From Middletown, Maryland, Barksdale’s Mississippi Brigade and the rest of McLaws Division turned southwest, probably along what is now State Road 17.
Quartermaster clerk William H. Hill described it as “very disagreeable marching” for 10 miles in a warm rain. It was Thursday, Sept. 11, 1862.
McLaws’s mission was to take control of the Union-held Maryland Heights so as to attack the enemy at Harpers Ferry down below, at the confluence of the Shenandoah and Potomac Rivers (above).
Spartan Band Private Albert Wymer Henley: “We marched through [a] beautiful romantic and fertile region over mountains, across valleys.”
“We crossed [South Mountain],” Hill continued, “and [on through Burkittsville] camped near the village of Brownsville, in Pleasant Valley, and in 6 miles of Harper’s Ferry. We fired into their cavalry in the mountain this evening…The people are mostly Union but we have some few friends here.”

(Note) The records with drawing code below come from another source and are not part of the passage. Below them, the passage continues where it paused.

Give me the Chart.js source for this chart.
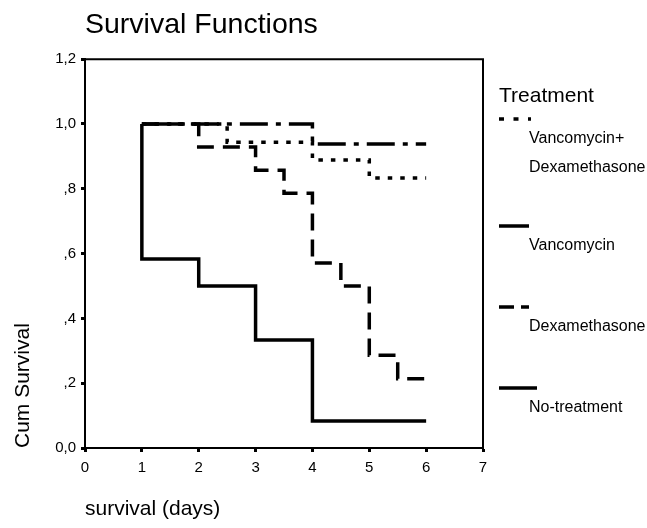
<!DOCTYPE html>
<html>
<head>
<meta charset="utf-8">
<script src="https://cdn.jsdelivr.net/npm/chart.js@4.4.1/dist/chart.umd.min.js"></script>
<style>
    html, body { margin: 0; padding: 0; background: #fff; }
    #wrap { width: 647px; height: 528px; }
</style>
</head>
<body>
<div id="wrap"><canvas id="km"></canvas></div>
<script>
const FONT = '"Liberation Sans", Arial, sans-serif';

// Kaplan-Meier estimates: survival after each event time (days)
const vdTimes    = [1, 2.5, 4, 5, 6];
const vdSurv     = [1.0, 0.944, 0.889, 0.833, 0.833];
const vancoTimes = [1, 4, 6];
const vancoSurv  = [1.0, 0.938, 0.938];
const dexTimes   = [1, 2, 3, 3.5, 4, 4.5, 5, 5.5, 6];
const dexSurv    = [1.0, 0.929, 0.857, 0.786, 0.571, 0.5, 0.286, 0.214, 0.214];
const noTxTimes  = [1, 1, 2, 3, 4, 6];
const noTxSurv   = [1.0, 0.583, 0.5, 0.333, 0.083, 0.083];

const groups = ['Vancomycin+\nDexamethasone', 'Vancomycin', 'Dexamethasone', 'No-treatment'];
const xTicks = ['0', '1', '2', '3', '4', '5', '6', '7'];
const yTicks = ['0,0', ',2', ',4', ',6', ',8', '1,0', '1,2'];

const toPts = (ts, ss) => ts.map((t, i) => ({ x: t, y: ss[i] }));

function makeDataset(label, pts, dash, legendDash, legendLen) {
    return {
        label,
        data: pts,
        borderColor: '#000',
        borderWidth: 3.5,
        borderDash: dash,
        borderCapStyle: 'butt',
        borderJoinStyle: 'miter',
        stepped: true,
        pointRadius: 0,
        fill: false,
        legendDash,
        legendLen,
    };
}

// draws the box frame and the stacked SPSS style legend
const kmFrame = {
    id: 'kmFrame',
    afterDraw(chart) {
        const { ctx, chartArea: a } = chart;
        ctx.save();
        ctx.strokeStyle = '#000';
        ctx.lineWidth = 2;
        ctx.setLineDash([]);
        ctx.beginPath();
        ctx.moveTo(a.left, a.top);
        ctx.lineTo(a.right, a.top);
        ctx.lineTo(a.right, a.bottom);
        ctx.stroke();

        const lx = a.right + 16;
        ctx.fillStyle = '#000';
        ctx.textBaseline = 'middle';
        ctx.textAlign = 'left';
        ctx.font = `21px ${FONT}`;
        ctx.fillText('Treatment', lx, 96);

        let y = 119;
        chart.data.datasets.forEach(ds => {
            ctx.lineWidth = 3.5;
            ctx.setLineDash(ds.legendDash);
            ctx.beginPath();
            ctx.moveTo(lx, y);
            ctx.lineTo(lx + ds.legendLen, y);
            ctx.stroke();
            ctx.setLineDash([]);
            ctx.font = `16px ${FONT}`;
            const lines = ds.label.split('\n');
            lines.forEach((ln, k) => ctx.fillText(ln, lx + 30, y + 20 + k * 29));
            y += 81 + (lines.length - 1) * 26;
        });
        ctx.restore();
    },
};

new Chart(document.getElementById('km'), {
    type: 'line',
    data: {
        datasets: [
            makeDataset(groups[0], toPts(vdTimes, vdSurv), [4.5, 8], [5, 9.5], 32),
            makeDataset(groups[1], toPts(vancoTimes, vancoSurv), [28, 8, 5, 8], [], 30),
            makeDataset(groups[2], toPts(dexTimes, dexSurv), [17, 9], [15, 7], 30),
            makeDataset(groups[3], toPts(noTxTimes, noTxSurv), [], [], 38),
        ],
    },
    options: {
        responsive: true,
        maintainAspectRatio: false,
        animation: false,
        events: [],
        layout: { padding: { left: 0, right: 164, top: 0, bottom: 0 } },
        plugins: {
            legend: { display: false },
            tooltip: { enabled: false },
            title: {
                display: true,
                text: 'Survival Functions',
                align: 'start',
                fullSize: false,
                color: '#000',
                font: { family: FONT, size: 28.5, weight: 'normal', lineHeight: 1.2 },
                padding: { top: 8, bottom: 17 },
            },
        },
        scales: {
            x: {
                type: 'linear',
                min: 0,
                max: 7,
                afterFit: s => { s.height = 80; },
                afterBuildTicks: s => { s.ticks = xTicks.map((_, i) => ({ value: i })); },
                ticks: {
                    color: '#000',
                    font: { family: FONT, size: 15 },
                    padding: 7,
                    maxRotation: 0,
                    callback: (v, i) => xTicks[i],
                },
                grid: { drawOnChartArea: false, drawTicks: true, tickLength: 4, tickWidth: 3, tickColor: '#000' },
                border: { display: true, color: '#000', width: 2 },
                title: {
                    display: true,
                    text: 'survival (days)',
                    align: 'start',
                    color: '#000',
                    font: { family: FONT, size: 21 },
                    padding: { top: 0, bottom: 6 },
                },
            },
            y: {
                min: 0,
                max: 1.2,
                afterFit: s => { s.width = 85; },
                afterBuildTicks: s => { s.ticks = yTicks.map((_, i) => ({ value: i * 0.2 })); },
                ticks: {
                    color: '#000',
                    font: { family: FONT, size: 15 },
                    padding: 5,
                    callback: (v, i) => yTicks[i],
                },
                grid: { drawOnChartArea: false, drawTicks: true, tickLength: 4, tickWidth: 3, tickColor: '#000' },
                border: { display: true, color: '#000', width: 2 },
                title: {
                    display: true,
                    text: 'Cum Survival',
                    align: 'start',
                    color: '#000',
                    font: { family: FONT, size: 21 },
                    padding: { top: 11, bottom: 0 },
                },
            },
        },
    },
    plugins: [kmFrame],
});
</script>
</body>
</html>
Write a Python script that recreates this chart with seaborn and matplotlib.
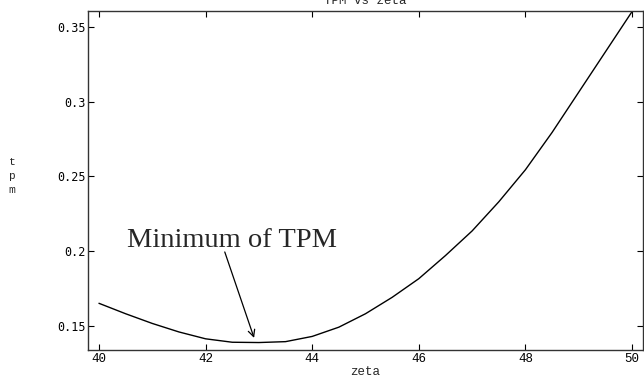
import numpy as np
import pandas as pd
import matplotlib
matplotlib.use('Agg')
import matplotlib.pyplot as plt
import seaborn as sns

# values
zeta = [40.0, 40.5, 41.0, 41.5, 42.0, 42.5, 43.0, 43.5, 44.0, 44.5, 45.0,
        45.5, 46.0, 46.5, 47.0, 47.5, 48.0, 48.5, 49.0, 49.5, 50.0]
tpm = [0.165, 0.158, 0.1515, 0.1458, 0.1412, 0.1389, 0.1387, 0.1393, 0.1428,
       0.149, 0.158, 0.169, 0.1815, 0.197, 0.2135, 0.233, 0.2545, 0.2795,
       0.3065, 0.3335, 0.3605]

x_ticks = [40, 42, 44, 46, 48, 50]
y_ticks = [0.15, 0.2, 0.25, 0.3, 0.35]
y_tick_labels = ['0.15', '0.2', '0.25', '0.3', '0.35']

df = pd.DataFrame({'zeta': zeta, 'tpm': tpm})

sns.set_style('ticks')
plt.rcParams['font.family'] = ['DejaVu Sans Mono', 'DejaVu Sans']

fig = plt.figure(figsize=(6.44, 3.77), dpi=100)
ax = fig.add_axes([88.3 / 644, 27 / 377, (642.7 - 88.3) / 644, (350 - 11) / 377])

sns.lineplot(data=df, x='zeta', y='tpm', ax=ax, color='black', linewidth=1.0)

ax.set_xlim(39.8, 50.2)
ax.set_ylim(0.1337, 0.3609)
ax.set_xticks(x_ticks)
ax.set_xticklabels([str(t) for t in x_ticks], family='Liberation Mono', fontsize=9)
ax.set_yticks(y_ticks)
ax.set_yticklabels(y_tick_labels, family='DejaVu Sans Mono', fontsize=8.5)
ax.tick_params(direction='in', length=4, width=0.8, top=True, right=True,
               colors='black', pad=2)
for s in ax.spines.values():
    s.set_linewidth(1.0)
    s.set_color('#333333')
    s.set_visible(True)

ax.set_xlabel('zeta', family='Liberation Mono', fontsize=9, labelpad=1)
ax.set_ylabel('t\np\nm', family='Liberation Mono', fontsize=8, rotation=0,
              linespacing=1.45, labelpad=0, va='center')
ax.yaxis.set_label_coords(-0.138, 0.513)
# title sits partly above the figure edge, as in the reference
ax.set_title('TPM vs zeta', family='Liberation Mono', fontsize=9, pad=5)

# label text and arrow
ax.text(42.49, 0.2027, 'Minimum of TPM', ha='center', va='baseline',
        family='Liberation Serif', fontsize=20.5)
ax.annotate('', xy=(42.91, 0.1418), xytext=(42.36, 0.1994),
            arrowprops=dict(arrowstyle='->', color='black', lw=0.9,
                            shrinkA=0, shrinkB=0, mutation_scale=12))

fig.savefig('out.png', dpi=100)
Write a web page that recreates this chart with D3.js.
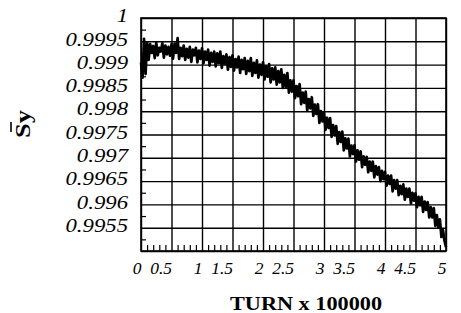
<!DOCTYPE html>
<html>
<head>
<meta charset="utf-8">
<script src="https://cdn.jsdelivr.net/npm/d3@7"></script>
<style>
  body { margin: 0; background: #fff; }
  svg { display: block; }
</style>
</head>
<body>
<div id="chart"></div>
<script>
// axis ticks and labels
const xTicks = [0, 0.5, 1, 1.5, 2, 2.5, 3, 3.5, 4, 4.5, 5];
const xTickLabels = ['0', '0.5', '1', '1.5', '2', '2.5', '3', '3.5', '4', '4.5', '5'];
const yTicks = [0.995, 0.9955, 0.996, 0.9965, 0.997, 0.9975, 0.998, 0.9985, 0.999, 0.9995, 1];
const yTickLabels = ['', '0.9955', '0.996', '0.9965', '0.997', '0.9975', '0.998', '0.9985', '0.999', '0.9995', '1'];

const turnStep = 0.025;
const sy = [
  0.99905, 0.99872, 0.99955, 0.99880, 0.99948, 0.99910, 0.99944, 0.99925, 0.99940, 0.99914,
  0.99947, 0.99920, 0.99936, 0.99928, 0.99946, 0.99915, 0.99941, 0.99922, 0.99938, 0.99919,
  0.99944, 0.99913, 0.99945, 0.99925, 0.99957, 0.99912, 0.99936, 0.99918, 0.99941, 0.99910,
  0.99934, 0.99915, 0.99938, 0.99906, 0.99932, 0.99920, 0.99936, 0.99905, 0.99930, 0.99912,
  0.99935, 0.99903, 0.99928, 0.99910, 0.99932, 0.99898, 0.99925, 0.99906, 0.99928, 0.99896,
  0.99924, 0.99903, 0.99928, 0.99893, 0.99918, 0.99902, 0.99922, 0.99889, 0.99916, 0.99895,
  0.99920, 0.99887, 0.99912, 0.99894, 0.99917, 0.99882, 0.99910, 0.99890, 0.99914, 0.99880,
  0.99908, 0.99886, 0.99914, 0.99876, 0.99904, 0.99882, 0.99909, 0.99872, 0.99900, 0.99878,
  0.99905, 0.99868, 0.99896, 0.99874, 0.99901, 0.99862, 0.99892, 0.99868, 0.99894, 0.99857,
  0.99886, 0.99862, 0.99890, 0.99850, 0.99878, 0.99852, 0.99882, 0.99840, 0.99866, 0.99842,
  0.99866, 0.99828, 0.99854, 0.99832, 0.99858, 0.99815, 0.99840, 0.99818, 0.99842, 0.99802,
  0.99826, 0.99806, 0.99830, 0.99790, 0.99814, 0.99794, 0.99815, 0.99775, 0.99800, 0.99778,
  0.99797, 0.99760, 0.99786, 0.99764, 0.99785, 0.99745, 0.99770, 0.99748, 0.99768, 0.99730,
  0.99755, 0.99734, 0.99756, 0.99716, 0.99742, 0.99720, 0.99741, 0.99703, 0.99726, 0.99708,
  0.99727, 0.99692, 0.99716, 0.99696, 0.99714, 0.99680, 0.99703, 0.99685, 0.99702, 0.99669,
  0.99692, 0.99672, 0.99692, 0.99658, 0.99682, 0.99664, 0.99680, 0.99650, 0.99672, 0.99654,
  0.99670, 0.99640, 0.99662, 0.99644, 0.99662, 0.99628, 0.99652, 0.99634, 0.99652, 0.99620,
  0.99640, 0.99622, 0.99643, 0.99610, 0.99634, 0.99616, 0.99634, 0.99602, 0.99625, 0.99608,
  0.99624, 0.99594, 0.99616, 0.99598, 0.99616, 0.99584, 0.99606, 0.99588, 0.99605, 0.99572,
  0.99594, 0.99572, 0.99592, 0.99554, 0.99577, 0.99550, 0.99568, 0.99530, 0.99545, 0.99522,
  0.99508
];

const W = 461, H = 313;
const margin = { top: 18, right: 15, bottom: 62, left: 141 };
const width = W - margin.left - margin.right,
  height = H - margin.top - margin.bottom;

const x = d3.scaleLinear().domain([0, 5]).range([0, width]);
const y = d3.scaleLinear().domain([0.995, 1]).range([height, 0]);

const svg = d3.select('#chart').append('svg')
  .attr('width', W).attr('height', H);

const g = svg.append('g')
  .attr('transform', `translate(${margin.left},${margin.top})`);

// grid (vertical + horizontal)
g.append('g')
  .attr('class', 'xgrid')
  .attr('transform', `translate(0,${height})`)
  .call(d3.axisBottom(x).tickValues(xTicks).tickSize(-height).tickFormat(''))
  .call((s) => s.select('.domain').remove())
  .call((s) => s.selectAll('line').attr('stroke', '#000').attr('stroke-width', 1.4));

g.append('g')
  .attr('class', 'ygrid')
  .call(d3.axisLeft(y).tickValues(yTicks).tickSize(-width).tickFormat(''))
  .call((s) => s.select('.domain').remove())
  .call((s) => s.selectAll('line').attr('stroke', '#000').attr('stroke-width', 1.4));

// minor ticks, pointing inward
const yMinor = yTicks.slice(0, -1).map((d) => d + 0.00025);
g.append('g')
  .call(d3.axisLeft(y).tickValues(yMinor).tickSize(-5).tickFormat(''))
  .call((s) => s.select('.domain').remove())
  .call((s) => s.selectAll('line').attr('stroke', '#000').attr('stroke-width', 1.2));

const xMinor = [];
xTicks.slice(0, -1).forEach((t) => [0.1, 0.2, 0.3, 0.4].forEach((k) => xMinor.push(t + k)));
g.append('g')
  .attr('transform', `translate(0,${height})`)
  .call(d3.axisBottom(x).tickValues(xMinor).tickSize(-6).tickFormat(''))
  .call((s) => s.select('.domain').remove())
  .call((s) => s.selectAll('line').attr('stroke', '#000').attr('stroke-width', 1.2));

// frame
g.append('rect')
  .attr('width', width).attr('height', height)
  .attr('fill', 'none').attr('stroke', '#000').attr('stroke-width', 1.6);

// tick labels
const yl = g.append('g')
  .call(d3.axisLeft(y).tickValues(yTicks).tickSize(0).tickPadding(13)
    .tickFormat((d, i) => yTickLabels[i]))
  .call((s) => s.select('.domain').remove());
yl.selectAll('text')
  .attr('font-family', '"Liberation Serif", "Times New Roman", serif')
  .attr('font-style', 'italic')
  .attr('font-size', 18.5)
  .attr('fill', '#000')
  .attr('dy', '0.2em')
  .each(function () {
    const w = this.getComputedTextLength();
    if (w > 0) d3.select(this).attr('textLength', w * 1.23).attr('lengthAdjust', 'spacingAndGlyphs');
  });

const xl = g.append('g')
  .attr('transform', `translate(0,${height})`)
  .call(d3.axisBottom(x).tickValues(xTicks).tickSize(0).tickPadding(10)
    .tickFormat((d, i) => xTickLabels[i]))
  .call((s) => s.select('.domain').remove());
xl.selectAll('text')
  .attr('font-family', '"Liberation Serif", "Times New Roman", serif')
  .attr('font-style', 'italic')
  .attr('font-size', 17.5)
  .attr('fill', '#000')
  .attr('text-anchor', 'end')
  .attr('dy', '0.72em');

// the curve
const line = d3.line()
  .x((d, i) => x(i * turnStep))
  .y((d) => y(d));

g.append('path')
  .datum(sy)
  .attr('fill', 'none')
  .attr('stroke', '#000')
  .attr('stroke-width', 2.7)
  .attr('stroke-linejoin', 'round')
  .attr('d', line);

// axis titles
svg.append('text')
  .attr('x', 306).attr('y', 310)
  .attr('text-anchor', 'middle')
  .attr('font-family', '"Liberation Serif", "Times New Roman", serif')
  .attr('font-weight', 'bold')
  .attr('font-size', 18.5)
  .attr('textLength', 152)
  .attr('lengthAdjust', 'spacingAndGlyphs')
  .text('TURN x 100000');

const ylab = svg.append('g').attr('transform', 'translate(30,138) rotate(-90)');
ylab.append('text')
  .attr('x', 0).attr('y', 0)
  .attr('font-family', '"Liberation Serif", "Times New Roman", serif')
  .attr('font-weight', 'bold')
  .attr('font-size', 21)
  .attr('textLength', 28)
  .attr('lengthAdjust', 'spacingAndGlyphs')
  .text('Sy');
ylab.append('line')
  .attr('x1', 6).attr('x2', 16)
  .attr('y1', -19).attr('y2', -19)
  .attr('stroke', '#000').attr('stroke-width', 1.6);
</script>
</body>
</html>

McLaws directed Gen. Joseph B. Kershaw’s South Carolina Brigade and Barksdale’s Mississippi Brigade to ascend the 1,400-foot Elk Ridge the next day and proceed south along its narrow top to take the Maryland Heights at its southern end.
Informed by his engineers there were no roads and, anyway, the terrain was impracticable for artillery, according to his report in the Official Records, McLaws ordered “using infantry alone as the character of the country forbade the use of any other arm.”